According to research firm Bespoke, this is Netflix's tightest trading range on record, which means that after such a long period of consolidation the stock could be poised for a big move higher — or lower.
After examining the charts, Fairlead Strategies' Katie Stockton sees a higher move, saying the stock has reached oversold levels. The media giant is also trading above its 200-day moving average — a key technical indicator showing a stock's trajectory — which Stockton believes signals a continuation of a long-term uptrend.
"There's a couple of things working for the chart. It's in a long-term uptrend. We do tend to look at ranges within long-term uptrends as continuation patterns, and of course strong support and a strong tape," she said Monday on CNBC's "Trading Nation."
But first, the stock must surpass $387 — about 11% above Monday's closing price of $351 — since that's the level that has provided overhead resistance in the past. If the stock can break above $387, Stockton thinks it will climb even higher.
"We need to see some kind of breakout of course from this range for a positive long-term technical catalyst, but Netflix is oversold after having underperformed, so it's at this proving ground right now on its chart," she said.
Netflix trades at 78 times forward earnings — the most expensive of the FAANG stocks. Point View Wealth Management's John Petrides said that valuation is unjustified, given a slowdown in subscriber growth and an increase in streaming competition.

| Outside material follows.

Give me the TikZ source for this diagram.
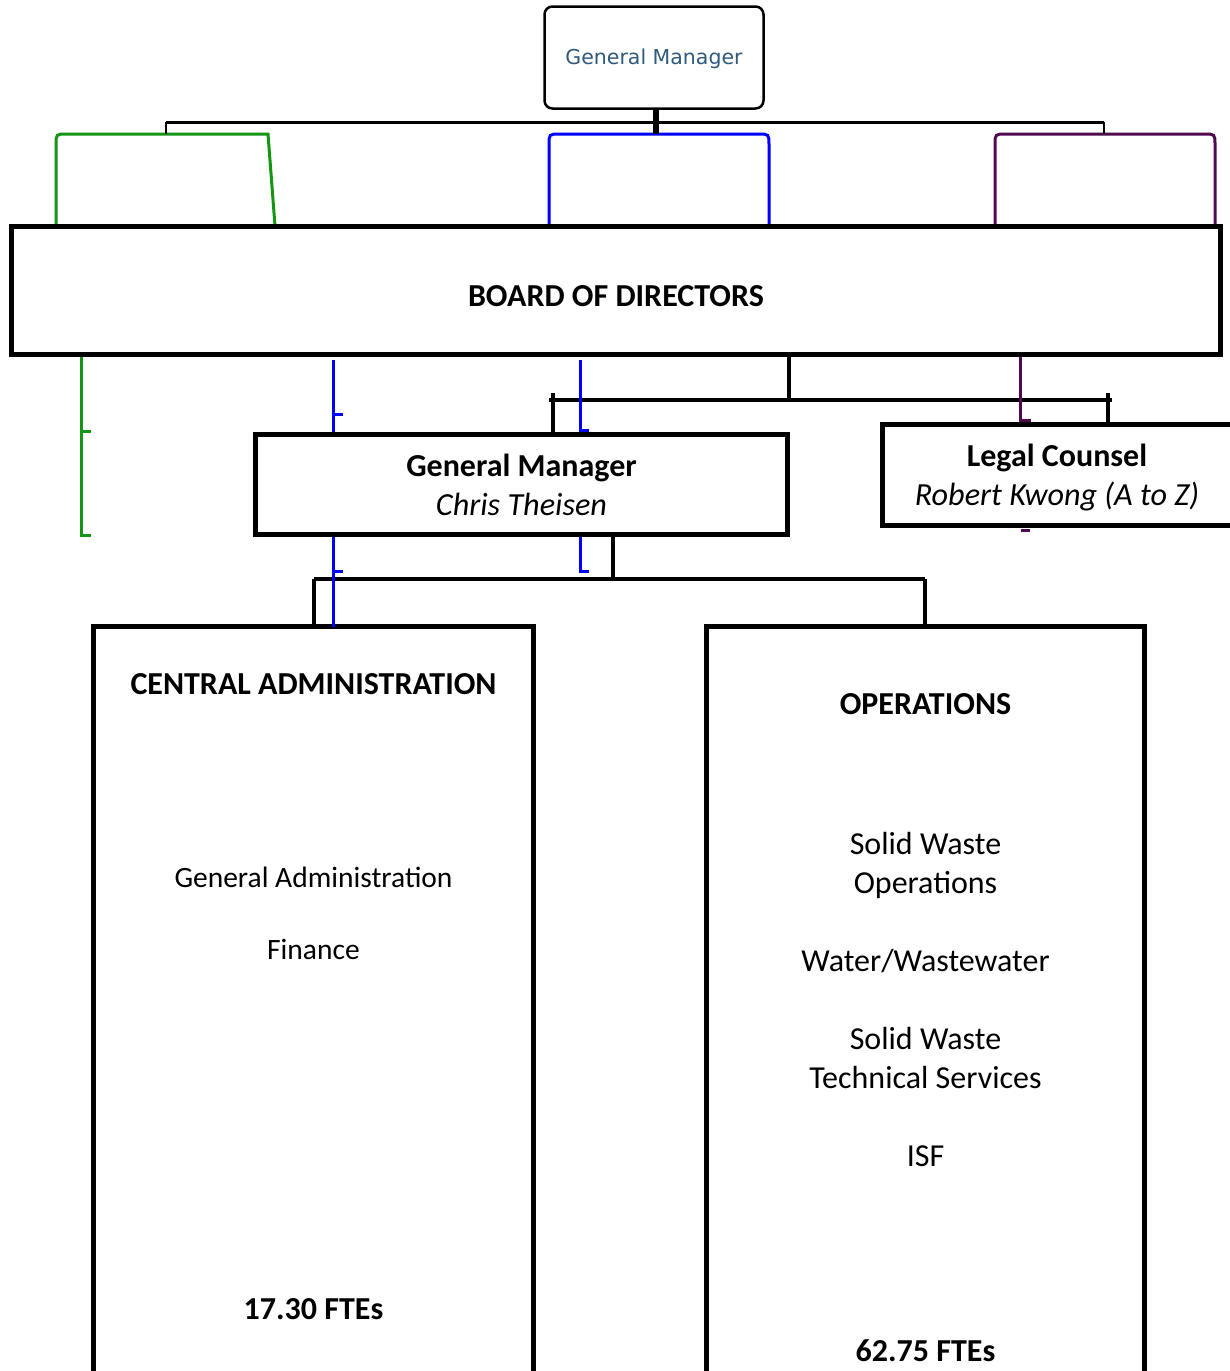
\documentclass[tikz,border=0pt]{standalone}
\usepackage{fontspec}
\setmainfont{Carlito}
\newfontfamily\verd{DejaVu Sans}
\definecolor{grn}{RGB}{20,150,20}
\definecolor{blu}{RGB}{0,0,255}
\definecolor{purp}{RGB}{80,10,80}
\definecolor{gmtext}{RGB}{47,89,125}
\begin{document}
\begin{tikzpicture}[x=1pt,y=-1pt,
  txt/.style={font=\fontsize{32}{39}\selectfont, anchor=base, inner sep=0pt},
  stxt/.style={font=\fontsize{29.5}{39}\selectfont, anchor=base, inner sep=0pt},
  btxt/.style={font=\fontsize{32}{39}\selectfont\bfseries, anchor=base, inner sep=0pt},
  itxt/.style={font=\fontsize{32.2}{39}\selectfont\itshape, anchor=base, inner sep=0pt},
  area/.style={inner sep=0pt, outer sep=0pt},
  blackconn/.style={line width=4.5pt},
  thinconn/.style={line width=3pt},
  line cap=butt]
\useasboundingbox (0,0) rectangle (1230,1371);
\fill[white] (0,0) rectangle (1230,1371);

% ---------- top General Manager box ----------
\node[draw, line width=2.5pt, rounded corners=8pt, minimum width=219pt, minimum height=102pt, inner sep=0pt, outer sep=0pt] (topgm) at (654,57.5) {};
\node[font=\verd\fontsize{20.5}{24}\selectfont, text=gmtext, anchor=base, inner sep=0pt] (topgmtxt) at (654,64) {General Manager};

% ---------- board ----------
\node[area, minimum width=1209pt, minimum height=128pt] (board) at (616,290.5) {};

% coordinates for the upper connectors
\coordinate (tv) at (656,122);
\coordinate (tl) at (166,122);
\coordinate (tr) at (1104,122);
\coordinate (ctop) at (0,134);

% coloured partial boxes (hidden behind the board)
\draw[grn, thinconn] (56,226) -- (56,145) .. controls (56,134) .. (67,134) -- (268,134) -- (275,226);
\draw[blu, thinconn] (549,226) -- (549,145) .. controls (549,134) .. (560,134) -- (758,134) .. controls (769,134) .. (769,145) -- (769,226);
\draw[purp, thinconn] (995,226) -- (995,145) .. controls (995,134) .. (1006,134) -- (1204,134) .. controls (1215,134) .. (1215,145) -- (1215,226);

% top connector
\draw[line width=6pt] (topgm.south -| tv) -- (tv |- ctop);
\draw[line width=3pt] (tl) -- (tr);
\draw[line width=2.5pt] (tl) -- (tl |- ctop);
\draw[line width=2.5pt] (tr) -- (tr |- ctop);

% board drawn over the coloured shapes
\draw[line width=5pt, fill=white] (board.north west) rectangle (board.south east);
\node[btxt] (boardtxt) at (616,306) {BOARD OF DIRECTORS};

% ---------- General Manager box ----------
\node[area, minimum width=532pt, minimum height=100pt] (gm) at (521.5,484.5) {};
\node[btxt] (gmtitle) at (521.5,476) {General Manager};
\node[itxt] (gmname) at (521.5,515) {Chris Theisen};

% ---------- Legal Counsel box (open on the right) ----------
\node[area, minimum width=347.5pt, minimum height=101pt] (legal) at (1056.25,475) {};
\node[btxt] (legaltitle) at (1057,466) {Legal Counsel};
\node[itxt] (legalname) at (1057,505) {Robert Kwong (A to Z)};

% ---------- Central Administration & Operations (open at bottom) ----------
\node[area, minimum width=440pt, minimum height=744.5pt] (ca) at (313.5,998.75) {};
\node[area, minimum width=438pt, minimum height=744.5pt] (op) at (925.5,998.75) {};
\draw[line width=4.5pt] (ca.south west) -- (ca.north west) -- (ca.north east) -- (ca.south east);
\draw[line width=4.5pt] (op.south west) -- (op.north west) -- (op.north east) -- (op.south east);

\node[btxt] (catitle) at (313.5,694) {CENTRAL ADMINISTRATION};
\node[stxt] (ca1) at (313.5,887) {General Administration};
\node[stxt] (ca2) at (313.5,959) {Finance};
\node[btxt] (cafte) at (313.5,1319) {17.30 FTEs};

\node[btxt] (optitle) at (925.5,714) {OPERATIONS};
\node[txt] (op1) at (925.5,854) {Solid Waste};
\node[txt] (op1b) at (925.5,893) {Operations};
\node[txt] (op2) at (925.5,971) {Water/Wastewater};
\node[txt] (op3) at (925.5,1049) {Solid Waste};
\node[txt] (op3b) at (925.5,1088) {Technical Services};
\node[txt] (op4) at (925.5,1166) {ISF};
\node[btxt] (opfte) at (925.5,1361) {62.75 FTEs};

% ---------- connectors below the board ----------
% black: board -> GM and Legal Counsel
\coordinate (bv) at (789,400);
\coordinate (bl) at (549,400);
\coordinate (br) at (1112,400);
\coordinate (dl) at (553,393);
\coordinate (dr) at (1108,393);
\draw[blackconn] (board.south -| bv) -- (bv);
\draw[blackconn] (bl) -- (br);
\draw[blackconn] (dl) -- (dl |- gm.north);
\draw[blackconn] (dr) -- (dr |- legal.north);

% black: GM -> divisions
\coordinate (gv) at (613,579);
\coordinate (hl) at (314,579);
\coordinate (hr) at (925,579);
\draw[blackconn] (gm.south -| gv) -- (gv);
\draw[blackconn] (hl) -- (hr);
\draw[blackconn] (hl) -- (hl |- ca.north);
\draw[blackconn] (hr) -- (hr |- op.north);

% green
\coordinate (g1) at (81,431);
\coordinate (g2) at (81,535);
\draw[grn, thinconn] (81,357) -- (g2) -- ++(10,0);
\draw[grn, thinconn] (g1) -- ++(10,0);

% blue
\coordinate (b1) at (333,414);
\coordinate (b2) at (333,571);
\coordinate (b3) at (580,430);
\coordinate (b4) at (580,571);
\draw[blu, thinconn] (b1 |- 0,360) -- (b1 |- gm.north);
\draw[blu, thinconn] (b1) -- ++(10,0);
\draw[blu, thinconn] (b2 |- gm.south) -- (b2 |- ca.north);
\draw[blu, thinconn] (b2) -- ++(10,0);
\draw[blu, thinconn] (b3 |- 0,360) -- (b3) -- ++(9,0);
\draw[blu, thinconn] (b4 |- gm.south) -- (b4) -- ++(9,0);

% purple
\coordinate (p1) at (1020,420);
\coordinate (p2) at (1021,530);
\draw[purp, thinconn] (board.south -| p1) -- (p1) -- ++(11,0);
\draw[purp, line width=3pt] (p2) -- ++(9,0);

% box outlines over the connectors
\draw[line width=5pt] (gm.north west) rectangle (gm.south east);
\draw[line width=5pt] (legal.north east) -- (legal.north west) -- (legal.south west) -- (legal.south east);
\draw[line width=5pt] (board.north west) rectangle (board.south east);
\end{tikzpicture}
\end{document}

"The valuation is just really excessive," he said. "The market knows that they have a first-mover advantage in streaming, but that's really discounting very high future cash flows."
Despite that advantage, Petrides said, Netflix is in an unfavorable position relative to peers when it comes to content because "they don't have a library" and instead buys original content.
"They're burning through $2 - $3 billion a year in free cash flow. The moment that stops is when I think ironically the valuation comes flying out of the stock," he said.